Review: I’m Alive You Bastards Alienates Audiences

by Monica Hunter-Hart

We attend the theater because stories have the power to sweep us away. Roxie Perkins’ I’m Alive You Bastards And I Always Will Be is a play about this very concept: preteen Lang finds a creative outlet for her struggle with an abusive mother by inventing a best friend, Jak, with whom she engages in violently escapist shenanigans. In a sequence of events that is revealed at the play’s conclusion to have been only imagined, Lang finds a dead dog, she and Jak defile it as part of a “game,” and the dog’s owners—two female criminals—threaten the girls’ lives in retaliation. Oberlin College’s March 6 performance of this show, directed by Taylor Greenthal, so encouraged the audience’s initial confusion with the narrative that the big reveal (in the spirit of the Wizard of Oz, an “it was all in the heroine’s mind!”) couldn’t bring true satisfaction. Our discomfort lasted too long and was too intense: the abnormality precluded a reason to relate to or care about the characters and events of the story.

Even the most basic explanatory elements one expects from a story were missing: the location, for example, was unclear. The set consisted of a crate and a platform made of wooden boards and fishing nets: these materials, along with the presence of a laundry line and the tendency of the young girls to jump around on it, suggested an outside setting. Yet Lang’s mother Rhonda casually took a nap on the platform, and a landline phone hung on its fence-like exterior; the informational clues didn’t add up to a clear conclusion. The setting also changed throughout the play—at one point the events took place in a small convenience store—but without a conspicuous set or lighting shift, it was often unclear when these changes took place.

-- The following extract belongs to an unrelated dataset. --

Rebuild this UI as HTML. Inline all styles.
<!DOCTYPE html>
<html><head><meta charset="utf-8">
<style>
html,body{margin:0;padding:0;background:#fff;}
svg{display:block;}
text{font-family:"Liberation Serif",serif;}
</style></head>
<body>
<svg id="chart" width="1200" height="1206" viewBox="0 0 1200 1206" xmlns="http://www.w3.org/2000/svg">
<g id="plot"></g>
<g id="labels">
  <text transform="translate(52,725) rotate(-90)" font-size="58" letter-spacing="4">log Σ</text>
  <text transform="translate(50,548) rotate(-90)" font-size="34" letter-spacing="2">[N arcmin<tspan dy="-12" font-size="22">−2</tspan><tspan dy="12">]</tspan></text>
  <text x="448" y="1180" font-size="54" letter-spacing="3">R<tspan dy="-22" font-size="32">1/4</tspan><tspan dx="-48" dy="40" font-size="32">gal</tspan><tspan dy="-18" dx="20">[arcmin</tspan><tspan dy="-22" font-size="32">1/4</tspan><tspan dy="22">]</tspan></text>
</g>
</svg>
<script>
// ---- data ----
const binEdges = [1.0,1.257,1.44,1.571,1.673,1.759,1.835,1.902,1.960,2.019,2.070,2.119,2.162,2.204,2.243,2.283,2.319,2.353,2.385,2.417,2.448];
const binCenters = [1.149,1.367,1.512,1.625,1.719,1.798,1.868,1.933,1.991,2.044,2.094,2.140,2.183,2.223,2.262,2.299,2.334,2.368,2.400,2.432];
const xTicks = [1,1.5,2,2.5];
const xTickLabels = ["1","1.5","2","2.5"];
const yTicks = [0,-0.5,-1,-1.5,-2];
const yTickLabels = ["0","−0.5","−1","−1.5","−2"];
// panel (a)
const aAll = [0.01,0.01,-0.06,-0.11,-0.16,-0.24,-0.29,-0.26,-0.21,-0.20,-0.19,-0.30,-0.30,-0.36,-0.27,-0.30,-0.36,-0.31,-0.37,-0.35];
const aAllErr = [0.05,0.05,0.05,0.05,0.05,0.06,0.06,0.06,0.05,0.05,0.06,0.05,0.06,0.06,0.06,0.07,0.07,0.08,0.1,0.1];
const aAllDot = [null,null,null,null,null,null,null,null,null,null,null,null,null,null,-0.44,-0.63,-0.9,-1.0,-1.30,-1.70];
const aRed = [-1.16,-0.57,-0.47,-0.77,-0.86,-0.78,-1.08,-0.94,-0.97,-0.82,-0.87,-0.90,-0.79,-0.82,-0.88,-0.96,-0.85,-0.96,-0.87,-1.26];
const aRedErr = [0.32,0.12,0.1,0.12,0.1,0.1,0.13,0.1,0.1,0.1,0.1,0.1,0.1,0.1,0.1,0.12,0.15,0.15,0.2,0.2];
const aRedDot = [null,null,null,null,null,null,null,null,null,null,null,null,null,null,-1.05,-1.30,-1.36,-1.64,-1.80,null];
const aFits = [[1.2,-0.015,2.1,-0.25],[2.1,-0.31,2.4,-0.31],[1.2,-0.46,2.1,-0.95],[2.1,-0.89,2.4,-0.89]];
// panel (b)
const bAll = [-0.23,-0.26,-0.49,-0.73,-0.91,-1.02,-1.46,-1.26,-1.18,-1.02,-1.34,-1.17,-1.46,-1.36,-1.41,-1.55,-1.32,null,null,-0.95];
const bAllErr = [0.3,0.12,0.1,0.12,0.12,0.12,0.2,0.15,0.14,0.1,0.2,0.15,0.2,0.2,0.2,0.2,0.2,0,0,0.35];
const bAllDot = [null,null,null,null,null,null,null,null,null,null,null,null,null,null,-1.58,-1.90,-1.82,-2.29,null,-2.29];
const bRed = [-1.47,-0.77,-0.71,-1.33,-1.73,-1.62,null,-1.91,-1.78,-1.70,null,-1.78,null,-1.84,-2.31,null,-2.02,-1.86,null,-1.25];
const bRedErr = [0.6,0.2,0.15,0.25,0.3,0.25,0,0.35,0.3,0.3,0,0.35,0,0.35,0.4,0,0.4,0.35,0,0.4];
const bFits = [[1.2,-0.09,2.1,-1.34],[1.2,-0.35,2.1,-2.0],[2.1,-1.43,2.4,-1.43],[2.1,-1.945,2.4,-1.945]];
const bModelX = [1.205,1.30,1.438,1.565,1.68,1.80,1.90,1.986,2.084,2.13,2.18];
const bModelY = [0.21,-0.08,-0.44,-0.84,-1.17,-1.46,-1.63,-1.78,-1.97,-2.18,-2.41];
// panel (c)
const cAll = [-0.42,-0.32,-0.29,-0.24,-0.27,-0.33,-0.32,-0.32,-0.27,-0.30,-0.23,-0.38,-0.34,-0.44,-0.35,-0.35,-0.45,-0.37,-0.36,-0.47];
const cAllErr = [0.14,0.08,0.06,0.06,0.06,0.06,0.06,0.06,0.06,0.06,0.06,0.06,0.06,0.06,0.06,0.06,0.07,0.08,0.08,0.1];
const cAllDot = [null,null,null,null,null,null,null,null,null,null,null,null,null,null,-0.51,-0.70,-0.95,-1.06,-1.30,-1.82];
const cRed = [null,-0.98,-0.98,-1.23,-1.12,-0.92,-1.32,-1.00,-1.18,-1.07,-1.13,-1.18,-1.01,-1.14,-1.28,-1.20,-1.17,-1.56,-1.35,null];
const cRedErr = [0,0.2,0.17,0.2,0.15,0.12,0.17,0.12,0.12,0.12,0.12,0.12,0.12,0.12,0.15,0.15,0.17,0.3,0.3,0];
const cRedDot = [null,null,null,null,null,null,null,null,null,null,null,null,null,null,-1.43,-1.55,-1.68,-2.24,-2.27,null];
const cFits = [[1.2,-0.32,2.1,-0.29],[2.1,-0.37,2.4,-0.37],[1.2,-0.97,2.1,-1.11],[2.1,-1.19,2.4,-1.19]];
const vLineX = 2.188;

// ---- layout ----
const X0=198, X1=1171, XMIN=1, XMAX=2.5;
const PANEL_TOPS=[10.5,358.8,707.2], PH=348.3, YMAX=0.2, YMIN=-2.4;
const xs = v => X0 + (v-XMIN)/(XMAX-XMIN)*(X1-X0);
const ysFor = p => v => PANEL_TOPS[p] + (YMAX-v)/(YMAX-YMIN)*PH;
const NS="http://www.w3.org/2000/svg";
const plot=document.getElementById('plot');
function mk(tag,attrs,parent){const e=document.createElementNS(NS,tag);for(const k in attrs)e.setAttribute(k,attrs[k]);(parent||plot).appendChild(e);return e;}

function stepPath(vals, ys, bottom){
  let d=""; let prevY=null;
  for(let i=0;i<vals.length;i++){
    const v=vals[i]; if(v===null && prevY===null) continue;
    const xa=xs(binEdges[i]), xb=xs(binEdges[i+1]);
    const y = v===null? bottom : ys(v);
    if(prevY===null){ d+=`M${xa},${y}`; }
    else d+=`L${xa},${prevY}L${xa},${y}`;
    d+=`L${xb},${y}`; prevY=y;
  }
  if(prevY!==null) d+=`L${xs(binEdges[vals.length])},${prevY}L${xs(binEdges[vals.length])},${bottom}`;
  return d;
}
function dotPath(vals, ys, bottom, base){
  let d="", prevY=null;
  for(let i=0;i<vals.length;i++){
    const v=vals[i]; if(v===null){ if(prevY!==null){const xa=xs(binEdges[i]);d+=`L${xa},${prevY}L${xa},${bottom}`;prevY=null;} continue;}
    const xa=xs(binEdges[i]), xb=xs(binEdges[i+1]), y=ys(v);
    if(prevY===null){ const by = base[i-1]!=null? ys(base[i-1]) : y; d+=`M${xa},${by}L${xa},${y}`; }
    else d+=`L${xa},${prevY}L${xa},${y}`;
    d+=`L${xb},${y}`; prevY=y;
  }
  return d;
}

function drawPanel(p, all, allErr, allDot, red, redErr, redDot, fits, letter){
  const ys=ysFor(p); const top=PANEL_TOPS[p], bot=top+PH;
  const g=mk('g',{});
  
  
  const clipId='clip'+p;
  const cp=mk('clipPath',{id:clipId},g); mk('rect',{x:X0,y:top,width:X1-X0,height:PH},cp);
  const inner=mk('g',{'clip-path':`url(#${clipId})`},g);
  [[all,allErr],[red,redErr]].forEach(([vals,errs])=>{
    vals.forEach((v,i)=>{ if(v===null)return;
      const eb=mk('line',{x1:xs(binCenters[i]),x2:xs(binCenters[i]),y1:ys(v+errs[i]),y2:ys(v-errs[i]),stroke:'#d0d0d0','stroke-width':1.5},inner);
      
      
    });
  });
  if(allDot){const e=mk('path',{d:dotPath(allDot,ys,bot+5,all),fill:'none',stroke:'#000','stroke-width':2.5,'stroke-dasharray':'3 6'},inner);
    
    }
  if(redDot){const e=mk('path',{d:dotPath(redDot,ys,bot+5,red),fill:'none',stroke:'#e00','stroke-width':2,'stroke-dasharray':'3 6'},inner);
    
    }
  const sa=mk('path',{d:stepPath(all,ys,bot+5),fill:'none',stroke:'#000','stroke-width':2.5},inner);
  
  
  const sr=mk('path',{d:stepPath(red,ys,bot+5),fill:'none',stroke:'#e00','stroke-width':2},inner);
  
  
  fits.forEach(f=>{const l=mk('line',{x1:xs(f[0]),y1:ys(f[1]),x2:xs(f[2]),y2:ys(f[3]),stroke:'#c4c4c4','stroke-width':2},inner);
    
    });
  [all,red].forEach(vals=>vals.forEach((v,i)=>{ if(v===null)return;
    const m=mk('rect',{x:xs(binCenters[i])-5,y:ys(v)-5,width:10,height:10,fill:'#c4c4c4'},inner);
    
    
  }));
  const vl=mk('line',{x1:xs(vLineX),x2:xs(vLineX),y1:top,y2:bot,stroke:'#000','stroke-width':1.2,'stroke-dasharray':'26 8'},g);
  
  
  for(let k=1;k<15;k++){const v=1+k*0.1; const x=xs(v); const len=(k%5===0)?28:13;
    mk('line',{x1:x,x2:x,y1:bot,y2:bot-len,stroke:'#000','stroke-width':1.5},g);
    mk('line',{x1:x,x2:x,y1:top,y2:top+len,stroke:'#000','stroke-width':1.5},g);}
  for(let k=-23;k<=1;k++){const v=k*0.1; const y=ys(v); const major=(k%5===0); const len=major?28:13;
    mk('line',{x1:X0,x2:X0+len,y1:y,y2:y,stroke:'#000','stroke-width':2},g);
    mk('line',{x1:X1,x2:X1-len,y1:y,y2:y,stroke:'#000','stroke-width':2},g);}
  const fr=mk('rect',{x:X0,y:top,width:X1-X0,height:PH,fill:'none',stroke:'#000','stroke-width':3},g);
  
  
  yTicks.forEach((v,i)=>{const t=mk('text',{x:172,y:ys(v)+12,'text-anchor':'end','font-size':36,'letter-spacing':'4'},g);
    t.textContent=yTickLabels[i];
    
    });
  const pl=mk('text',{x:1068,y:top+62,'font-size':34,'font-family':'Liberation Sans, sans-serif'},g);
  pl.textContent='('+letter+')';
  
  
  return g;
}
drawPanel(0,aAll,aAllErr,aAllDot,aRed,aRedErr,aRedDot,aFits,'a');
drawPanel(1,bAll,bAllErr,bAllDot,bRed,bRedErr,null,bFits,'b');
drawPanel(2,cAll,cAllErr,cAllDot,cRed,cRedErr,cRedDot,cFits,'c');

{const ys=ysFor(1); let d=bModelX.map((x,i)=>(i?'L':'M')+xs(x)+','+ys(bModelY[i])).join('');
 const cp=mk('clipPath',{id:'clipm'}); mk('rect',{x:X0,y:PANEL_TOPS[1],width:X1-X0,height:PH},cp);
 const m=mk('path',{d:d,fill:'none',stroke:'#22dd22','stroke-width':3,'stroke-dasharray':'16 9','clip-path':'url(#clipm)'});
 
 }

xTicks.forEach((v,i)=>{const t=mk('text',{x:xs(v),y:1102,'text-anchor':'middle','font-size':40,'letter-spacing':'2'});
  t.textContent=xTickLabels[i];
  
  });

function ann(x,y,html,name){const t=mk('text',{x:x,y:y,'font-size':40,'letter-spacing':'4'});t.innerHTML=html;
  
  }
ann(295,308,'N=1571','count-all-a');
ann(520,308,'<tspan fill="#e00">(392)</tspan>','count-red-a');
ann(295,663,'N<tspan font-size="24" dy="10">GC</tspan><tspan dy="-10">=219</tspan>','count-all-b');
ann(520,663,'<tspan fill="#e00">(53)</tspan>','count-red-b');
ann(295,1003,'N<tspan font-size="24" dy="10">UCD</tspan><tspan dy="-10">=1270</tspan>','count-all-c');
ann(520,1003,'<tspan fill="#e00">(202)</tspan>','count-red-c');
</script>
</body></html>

Another big question refused to be even somewhat resolved until the end: why so much brutality? Probably the violence of Lang’s real life manifested itself in her imagination. The grotesque events of the play—which included falsifying rape stories; physical, emotional, and sexual abuse; robbery; suggestions of bestiality; near murder; omnipresent extreme insults and swearing—were clearly too outlandish to be real. Until it became clear that they weren’t supposed to be real, the show seemed ludicrous, not evocative. The sources of many of Lang’s disturbing ideas remained unclear even at the play’s conclusion. I’m Alive You Bastards adhered to the inadequate, yet all-too-common formula that many modern plays use in attempting to make themselves significant: interpersonal violence + frequent use of cuss words = narrative depth. Meaning does not come from horrifying events alone.

Of course, much of this is a script issue: there’s only so much that an ensemble can make of material that is superficial to begin with. The script was also to blame for the simplistic character constructions. Yet where it was deficient, the actors could still have added more nuance in their portrayals: Molly Bennett as Rhonda, for example, was too exaggeratedly severe, so that the few moments in which her character demonstrated humane affection for Lang came off as unbelievable. Almost every actor tended to slip into hyperbole, which could have been justified by the fact that an unspecified amount of the story took place within Lang’s mind, except that Jourdan Lewanda played Lang with the same overstatement. However, it is difficult to pretend to be a child without embodying a trope of immaturity, and to Lewanda’s credit, there were moments in which she projected such seemingly pure emotion that our sympathies were won. Likewise for all: it is not that the cast’s performances were bad—they just rarely felt real.

All that being said, the production contained many fine elements. Greenthal blocked the play well: it took place on a thrust stage in Oberlin’s Little Theater, meaning that the actors were surrounded by audience on three sides and could not face all sections simultaneously. But Greenthal engaged creatively with our sight lines and kept the actors regularly moving. She also knew how to rousingly build tension within the action sequences. The excitement in those moments was heightened by chilling performances from Tiffany Ames and Ariana Silvan-Grau as Dex and Tweek. They oozed power as unrepentant delinquents. Ames provoked shudders in her slow delivery of lines like, “Sell us the shit and we’ll be gone a lot faster.”

The costumes, hair, and makeup were also fantastic, featuring everything from a pastel satin bathrobe on Bennett to striking magenta hair on Ames. The characters’ getups cued their identity as soon as they first appeared: it was remarkable, for example, how the solid color tank top—a somewhat neutral clothing item—worn by Sophie Zucker as Jak could yet signal an obvious middle school age. The soundscape of the show, too, was effective, featuring haunting melodies sung tunefully by Lewanda during Lang’s flights of fancy and creepy effects during the same character’s recitation of a story about a witch named “Ikki Ikki” (which is, incidentally, the most intolerable name Perkins could have chosen for her characters to interminably repeat).

If I’m Alive You Bastards had been produced with more of an emphasis on realism, it could have been a riveting psychological thriller. However, the team still created an interesting show that undoubtedly left audiences with much to talk about upon its conclusion.